Big name. He did some work with us, worked some stuff out with Steve.

Oh, man. Hold up. I know this guy. He played organ on "Like A Rolling Stone" with Bob Dylan right?


That fella, yup. I tried to hit him up that one time. I forgot his motherfuckin damn name though.

It'll come to ya

Anyway, he was drivin' somewhere in the South and he heard Betty Wright's "Cleanup Woman" on the radio yaknow. He hadda pull over and go buy it immediately. And then he got into Miami and got a hold of Steve and says "Can you introduce me to the three guitar players that are on that record?" So he introduced him to Little Beaver and siad "Here he is, the three guitar players." Whats his name? Pretty big name....

Yeah, that's a good story, and that guy made his own mark too in music...

Can't think of his name...Shoot

Not Krassner, but it sounds like that, sounds kinda like that....Al Kooper, with a K

There ya go. Nice guy too, very nice guy. Lotta shits comin up. Comin into my 93 birthday. I cant explain it, it's like all of a sudden. Lotta old shit is comin back from way back...

Oh yeah? The deep vaults? The super archives?

Other than the music thing. Things like I was tellin' my wife Inez. We were havin' watermelon. I said "I better not eat the seeds cause I remember they told me I'm gonna grow a watermelon tree in my stomach when i was a kid". Little crazy things like that.

Yeah yeah. Who first ever told you that?

I guess my motha. Hahaha.

My mom told me the same shit. With an orange.

Hahahaha. It's good a lot of stuff is comin up. This guy Brian somethin was down here on my 90th birthday.
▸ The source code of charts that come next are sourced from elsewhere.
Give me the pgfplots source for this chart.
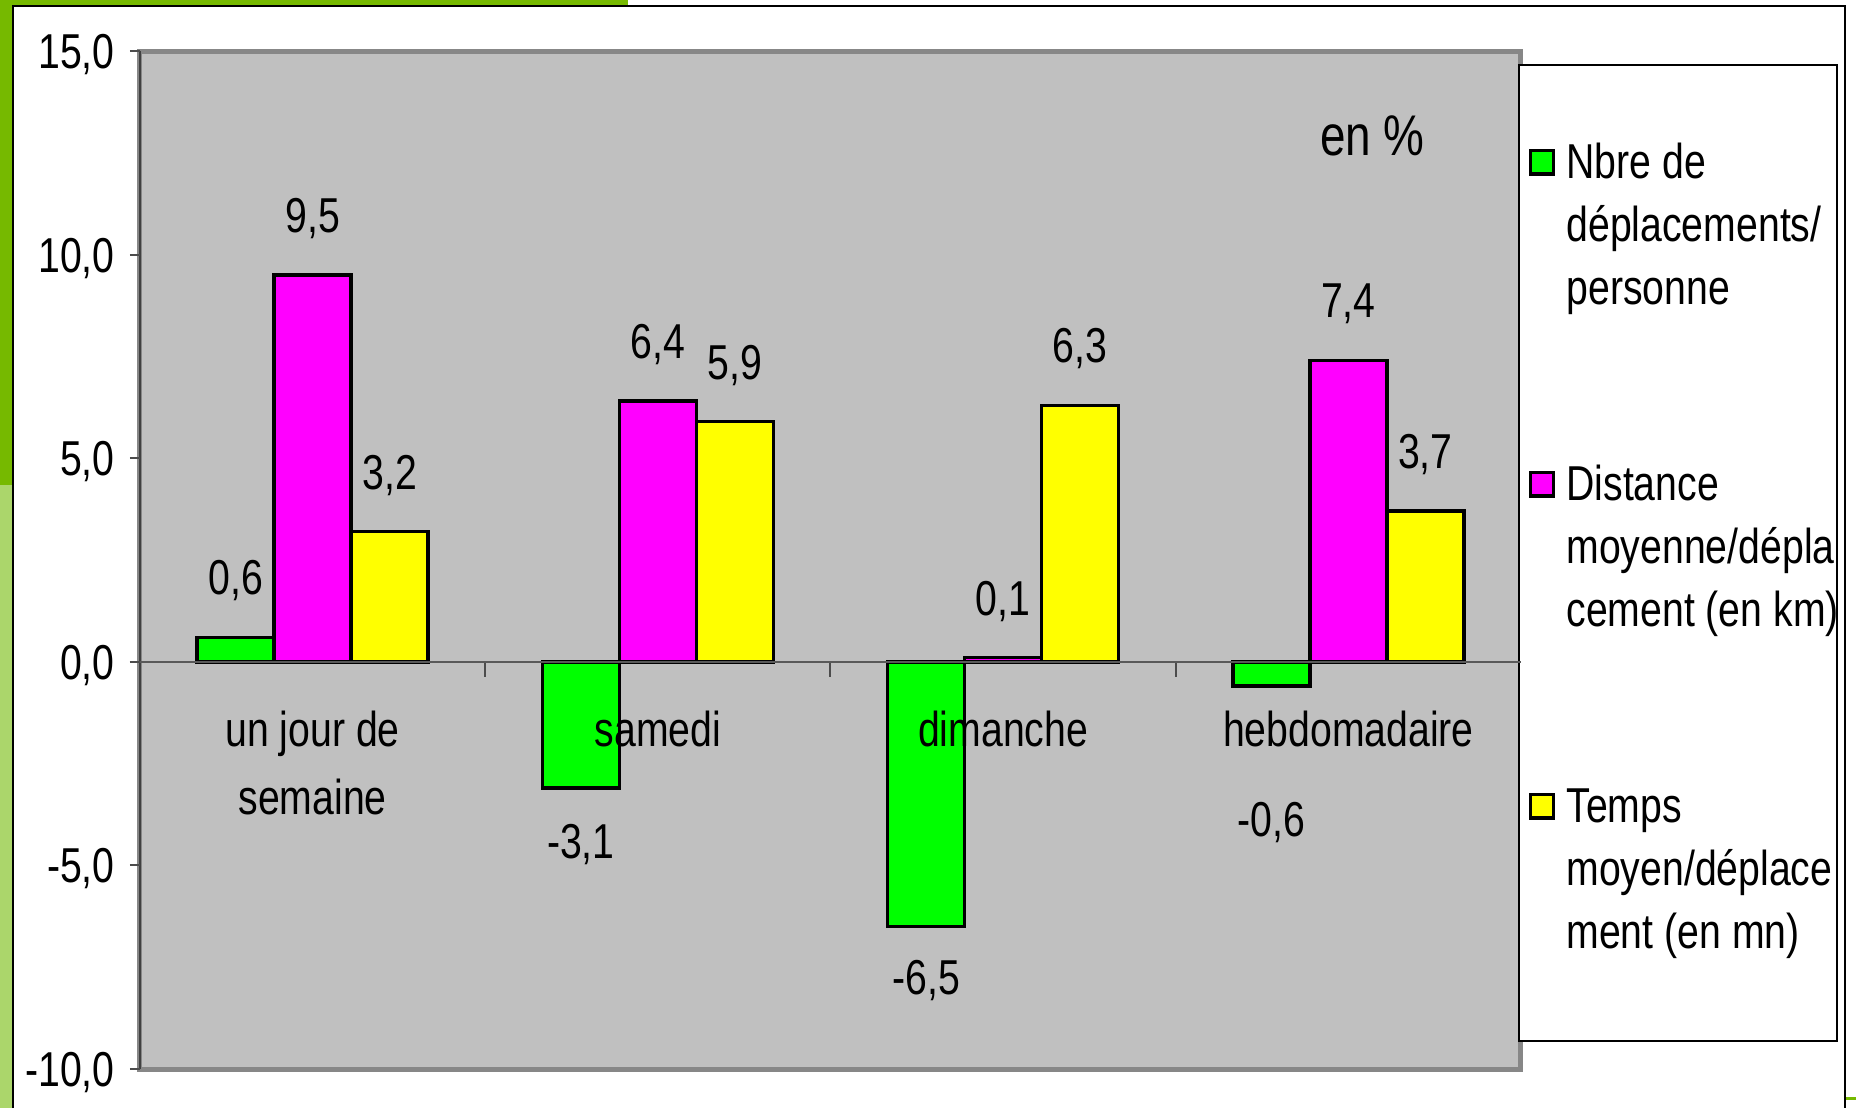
\documentclass[border=0pt]{standalone}
\usepackage{fontspec}
\setmainfont{Liberation Sans}[FakeStretch=0.8]
\usepackage{pgfplots}
\usepackage{pgfplotstable}
\pgfplotsset{compat=1.18}
\definecolor{bggray}{HTML}{C0C0C0}
\definecolor{dkgreen}{HTML}{76B900}
\definecolor{ltgreen}{HTML}{ABD66B}
\definecolor{bgreen}{HTML}{00FF00}
\definecolor{bmag}{HTML}{FF00FF}
\definecolor{byel}{HTML}{FFFF00}
\newcommand\cf{\fontsize{14.7pt}{20.4pt}\selectfont}
\newcommand\lf{\fontsize{14.7pt}{19pt}\selectfont}
\newcommand\lt[3]{\begin{tabular}[t]{@{}l@{}}#1\\#2\\#3\end{tabular}}

\pgfplotstableread{
x y dy
0 0.6 18
1 -3.1 -15.9
2 -6.5 -15.3
3 -0.6 -39.75
}\nbre
\pgfplotstableread{
x y dy
0 9.5 18
1 6.4 18
2 0.1 18
3 7.4 18
}\dist
\pgfplotstableread{
x y dy
0 3.2 18
1 5.9 18
2 6.3 18
3 3.7 18
}\temps

\pgfplotsset{
  lbl/.style={
    every node near coord/.append style={anchor=center, inner sep=0pt, text height=10.5pt, text depth=0pt, yshift=\dy, font=\cf, text=black}
  },
  leg/.style={
    legend image code/.code={\draw[##1, line width=1.05pt] (-0.7pt,-4.65pt) rectangle (6.2pt,2.4pt);}
  }
}

\begin{document}
\begin{tikzpicture}
\useasboundingbox (0,0) rectangle (556.8pt,332.4pt);
\fill[dkgreen] (0,330.6pt) rectangle (188.4pt,332.4pt);
\fill[dkgreen] (0,186.9pt) rectangle (3.6pt,332.4pt);
\fill[ltgreen] (0,0) rectangle (3.6pt,186.9pt);
\draw[black,line width=0.6pt] (3.9pt,0) -- (3.9pt,330.6pt) -- (553.5pt,330.6pt) -- (553.5pt,0);
\fill[dkgreen] (553.8pt,2.4pt) rectangle (556.8pt,3.3pt);

\begin{axis}[
  axis on top,
  at={(42pt,11.7pt)}, anchor=south west,
  scale only axis, width=414.3pt, height=305.4pt,
  clip=false,
  xmin=-0.5, xmax=3.5, ymin=-10, ymax=15,
  axis background/.style={fill=bggray},
  axis line style={draw=none},
  ytick={-10,-5,0,5,10,15},
  ytick pos=left,
  tick align=outside,
  major tick length=3pt,
  tick style={black!70, line width=0.6pt},
  /pgf/number format/.cd, fixed, fixed zerofill, precision=1, use comma, assume math mode=true,
  /pgfplots/.cd,
  yticklabel style={font=\cf, inner sep=0pt, text height=10.5pt, text depth=0pt, xshift=-4.4pt},
  extra y ticks={0},
  extra y tick labels={},
  extra y tick style={grid=major, major grid style={black!65, line width=0.6pt}},
  xtick={0,1,2,3},
  xticklabels={{\begin{tabular}[t]{@{}c@{}}un jour de\\semaine\end{tabular}}, samedi, dimanche, hebdomadaire},
  xtick style={draw=none},
  xticklabel style={font=\cf, anchor=base, inner sep=0pt, yshift=99.8pt},
  ybar=0pt, bar width=0.223,
  point meta=y,
  nodes near coords={\pgfmathprintnumber[fixed,fixed zerofill,precision=1,use comma,assume math mode=true]{\pgfplotspointmeta}},
  visualization depends on={\thisrow{dy} \as \dy},
  legend style={at={(1.00507,0.9194)}, anchor=north west, draw=none, fill=none, inner sep=0pt,
    row sep=81.8pt, column sep=3.4pt,
    nodes={inner sep=0pt, font=\lf}},
  legend cell align=left,
]
\addplot[fill=bgreen, draw=black, line width=1.05pt, lbl, leg] table[x=x,y=y]{\nbre};
\addplot[fill=bmag, draw=black, line width=1.05pt, lbl, leg] table[x=x,y=y]{\dist};
\addplot[fill=byel, draw=black, line width=1.05pt, lbl, leg] table[x=x,y=y]{\temps};
\draw[black!47, line width=1.5pt] (rel axis cs:0,0) rectangle (rel axis cs:1,1);
\draw[black!75, line width=0.7pt] (rel axis cs:0,0) -- (rel axis cs:0,1);
\draw[black!70, line width=0.6pt] (axis cs:0.5,0) -- ++(0pt,-4.5pt);
\draw[black!70, line width=0.6pt] (axis cs:1.5,0) -- ++(0pt,-4.5pt);
\draw[black!70, line width=0.6pt] (axis cs:2.5,0) -- ++(0pt,-4.5pt);
\draw[black, line width=0.5pt, fill=white] (rel axis cs:0.99855,0.98625) rectangle (rel axis cs:1.22882,0.0275);
\node[font=\fontsize{17.2pt}{20pt}\selectfont, inner sep=0pt] at (axis cs:3.07,12.91) {en \%};
\legend{{\lt{Nbre de}{déplacements/}{personne}},{\lt{Distance}{moyenne/dépla}{cement (en km)}},{\lt{Temps}{moyen/déplace}{ment (en mn)}}}
\end{axis}
\end{tikzpicture}
\end{document}
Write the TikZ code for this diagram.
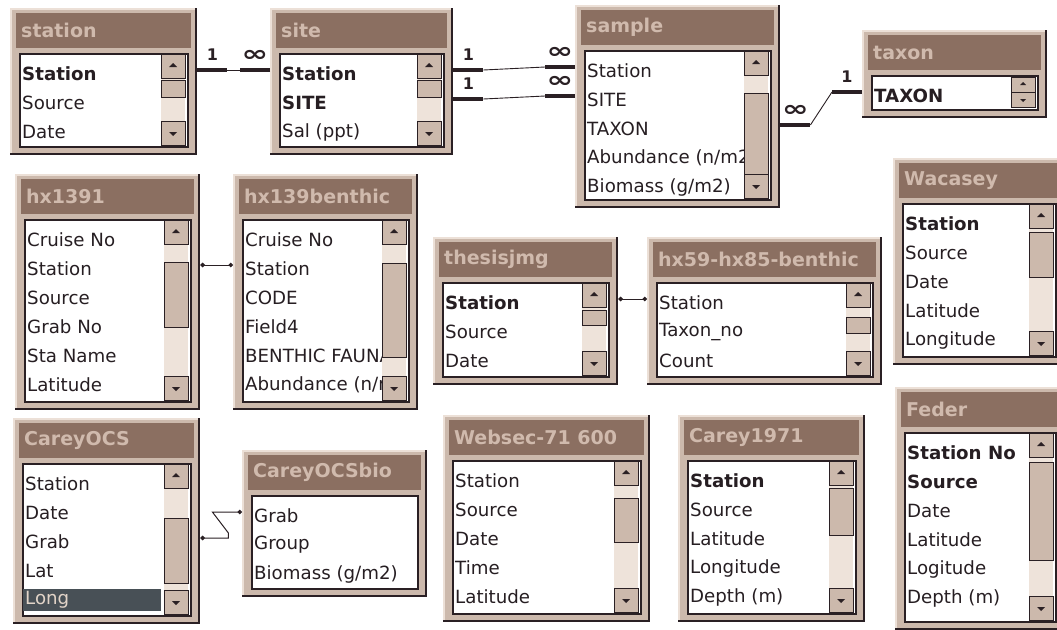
\documentclass[tikz,border=0pt]{standalone}
\usepackage{fontspec}
\setmainfont{DejaVu Sans}
\usetikzlibrary{calc,positioning,arrows.meta}
\definecolor{paneface}{RGB}{204,185,172}
\definecolor{panelight}{RGB}{236,224,215}
\definecolor{paneshade}{RGB}{42,32,36}
\definecolor{titlebar}{RGB}{139,111,97}
\definecolor{titleink}{RGB}{208,186,173}
\definecolor{trackfill}{RGB}{238,227,218}
\definecolor{fieldink}{RGB}{38,30,34}
\definecolor{selbg}{RGB}{72,80,86}
\definecolor{selink}{RGB}{226,212,200}
\tikzset{
  tblframe/.style={fill=paneface, inner sep=0pt},
  tbltitle/.style={fill=titlebar, inner sep=0pt},
  tblname/.style={text=titleink, font=\bfseries\fontsize{19}{19}\selectfont, inner sep=0pt},
  tbllist/.style={fill=white, draw=paneshade, line width=1.5pt, inner sep=0pt},
  fld/.style={text=fieldink, font=\fontsize{18.2}{20}\selectfont, inner sep=0pt, anchor=west},
  sbtn/.style={fill=paneface, draw=paneshade, line width=1pt},
  sarrow/.style={fill=paneshade},
  relbar/.style={line width=3.5pt, paneshade, transform canvas={yshift=4pt}},
  relthin/.style={line width=0.9pt, paneshade, transform canvas={yshift=4pt}},
  plainrel/.style={line width=1pt, paneshade, {Circle[length=4.5pt]}-{Circle[length=4.5pt]},
                   transform canvas={yshift=4pt}},
  onelbl/.style={font=\bfseries\fontsize{16}{16}\selectfont, text=paneshade, inner sep=0pt},
  manylbl/.style={font=\bfseries\fontsize{22}{22}\selectfont, text=paneshade, inner sep=0pt},
}
\newcommand{\manymark}{\scalebox{1.45}[1]{∞}}
% selected field (highlighted row)
\newcommand{\selrow}[1]{{\setlength{\fboxsep}{0pt}\hspace*{-2pt}\colorbox{selbg}{%
  \parbox[c][22pt][c]{138pt}{\hspace*{2pt}\color{selink}#1}}}}
% scroll bar: x0, x1, top, bottom, thumb top, thumb bottom
\newcommand{\dbscroll}[6]{%
  \fill[trackfill] (#1,#3) rectangle (#2,#4);
  \draw[sbtn] (#1,#3) rectangle (#2,#3+24);
  \fill[sarrow] ({(#1+#2)/2},#3+9) -- ++(-4,4) -- ++(8,0) -- cycle;
  \draw[sbtn] (#1,#5) rectangle (#2,#6);
  \draw[sbtn] (#1,#4-24) rectangle (#2,#4);
  \fill[sarrow] ({(#1+#2)/2},#4-9) -- ++(-4,-4) -- ++(8,0) -- cycle;
}
% table window: id, x0, y0, x1, y1, title, fields, thumb top, thumb bottom
\newcommand{\dbtable}[9]{%
  \node[tblframe, anchor=north west, minimum width={#4-#2}, minimum height={#5-#3}] (#1) at (#2,#3) {};
  \draw[panelight, line width=2pt] (#2+1,#5-2) -- (#2+1,#3+1) -- (#4-2,#3+1);
  \draw[paneshade, line width=2pt] (#4-1,#3) -- (#4-1,#5-1) -- (#2,#5-1);
  \node[tbltitle, anchor=north west, minimum width={#4-#2-12}, minimum height=35] (#1-title) at (#2+6,#3+5) {};
  \node[tblname, anchor=west] (#1-head) at ([xshift=5pt]#1-title.west) {#6};
  \node[tbllist, anchor=north west, minimum width={#4-#2-19}, minimum height={#5-#3-54}] (#1-list) at (#2+9,#3+45) {};
  \begin{scope}
    \clip (#2+10,#3+46) rectangle (#4-11,#5-10);
    \foreach \f [count=\i] in {#7}
      \node[fld] (#1-\i) at (#2+12,#3+66+29*\i-29) {\f};
  \end{scope}
  \ifnum#8>0\relax \dbscroll{#4-36}{#4-12}{#3+46}{#5-10}{#8}{#9}\fi
}

\begin{document}
\begin{tikzpicture}[x=1pt,y=-1pt]
  \useasboundingbox (0,0) rectangle (1057,629);
  \clip (0,0) rectangle (1057,629);
  \fill[white] (0,0) rectangle (1057,629);

  % top row
  \dbtable{station}{10}{8}{197}{155}{station}{\textbf{Station}, Source, Date}{80}{97}
  \dbtable{site}{270}{8}{453}{155}{site}{\textbf{Station}, \textbf{SITE}, Sal (ppt)}{80}{97}
  \dbtable{sample}{575}{5}{780}{208}{sample}{Station, SITE, TAXON, Abundance (n/m2), Biomass (g/m2)}{93}{174}
  \dbtable{taxon}{862}{30}{1047}{118}{taxon}{\textbf{TAXON}}{0}{0}
  \draw[sbtn] (1011,77) rectangle (1035,92);
  \fill[sarrow] (1023,82) -- ++(-3,3) -- ++(6,0) -- cycle;
  \draw[sbtn] (1011,92) rectangle (1035,107);
  \fill[sarrow] (1023,102) -- ++(-3,-3) -- ++(6,0) -- cycle;

  % middle row
  \dbtable{hx1391}{15}{174}{200}{410}{hx1391}{Cruise No, Station, Source, Grab No, Sta Name, Latitude}{262}{327}
  \dbtable{hx139benthic}{233}{174}{418}{410}{hx139benthic}{Cruise No, Station, CODE, Field4, BENTHIC FAUNA, Abundance (n/m2)}{263}{357}
  \dbtable{thesisjmg}{433}{237}{618}{385}{thesisjmg}{\textbf{Station}, Source, Date}{310}{325}
  \dbtable{hx59}{647}{237}{882}{385}{hx59-hx85-benthic}{Station, Taxon\_no, Count}{317}{333}
  \dbtable{Wacasey}{893}{158}{1065}{365}{Wacasey}{\textbf{Station}, Source, Date, Latitude, Longitude}{232}{277}

  % bottom row
  \dbtable{CareyOCS}{13}{418}{200}{624}{CareyOCS}{Station, Date, Grab, Lat, \selrow{Long}}{518}{583}
  \dbtable{CareyOCSbio}{242}{450}{427}{597}{CareyOCSbio}{Grab, Group, Biomass (g/m2)}{0}{0}
  \dbtable{Websec}{443}{415}{650}{622}{Websec-71 600}{Station, Source, Date, Time, Latitude}{498}{542}
  \dbtable{Carey1971}{678}{415}{865}{622}{Carey1971}{\textbf{Station}, Source, Latitude, Longitude, Depth (m)}{488}{535}
  \dbtable{Feder}{895}{387}{1065}{630}{Feder}{\textbf{Station No}, \textbf{Source}, Date, Latitude, Logitude, Depth (m)}{462}{560}

  % one-to-many joins
  \draw[relbar] (station.east |- station-1) -- ++(30,0) coordinate (stsi-a)
    node[onelbl, midway, above=8pt] (stsi-one) {1};
  \draw[relbar] (site.west |- site-1) -- ++(-30,0) coordinate (stsi-b)
    node[manylbl, midway, above=7pt] (stsi-many) {\manymark};
  \draw[relthin] (stsi-a) -- (stsi-b);

  \draw[relbar] (site.east |- site-1) -- ++(30,0) coordinate (sism-a)
    node[onelbl, midway, above=8pt] (sism-one) {1};
  \draw[relbar] (sample.west |- sample-1) -- ++(-30,0) coordinate (sism-b)
    node[manylbl, midway, above=7pt] (sism-many) {\manymark};
  \draw[relthin] (sism-a) -- (sism-b);

  \draw[relbar] (site.east |- site-2) -- ++(30,0) coordinate (sism-c)
    node[onelbl, midway, above=8pt] (sism-one2) {1};
  \draw[relbar] (sample.west |- sample-2) -- ++(-30,0) coordinate (sism-d)
    node[manylbl, midway, above=7pt] (sism-many2) {\manymark};
  \draw[relthin] (sism-c) -- (sism-d);

  \draw[relbar] (sample.east |- sample-3) -- ++(30,0) coordinate (smtx-a)
    node[manylbl, midway, above=7pt] (smtx-many) {\manymark};
  \draw[relbar] (taxon.west |- taxon-1) -- ++(-30,0) coordinate (smtx-b)
    node[onelbl, midway, above=8pt] (smtx-one) {1};
  \draw[relthin] (smtx-a) -- (smtx-b);

  % plain joins
  \draw[plainrel] (hx1391.east |- hx1391-2) -- (hx139benthic.west |- hx139benthic-2);
  \draw[plainrel] (thesisjmg.east |- thesisjmg-1) -- (hx59.west |- hx59-1);
  \draw[plainrel] (CareyOCS.east |- CareyOCS-3) -- ++(28,0) -- ++(0,-5) -- ++(-16,-21)
    -- (CareyOCSbio.west |- CareyOCSbio-1);
\end{tikzpicture}
\end{document}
He's Seymour Stein's buddy. He's doin' a whole thing on King Records so he been callin' me back and forth on the Rockin' and DeLuxe Records things I did with King, cause I'm the only one...he says "You're the only guy alive Henry."

It's true. You're the last man standin'. Greatest independent record man of all time.

King had a major organization. Out of the hundreds of people that worked for King way back then, he said, "You're the only one that's still alive." So I'm givin' him some old King stories with Henry Glover and Ralph Bass. It's amazing.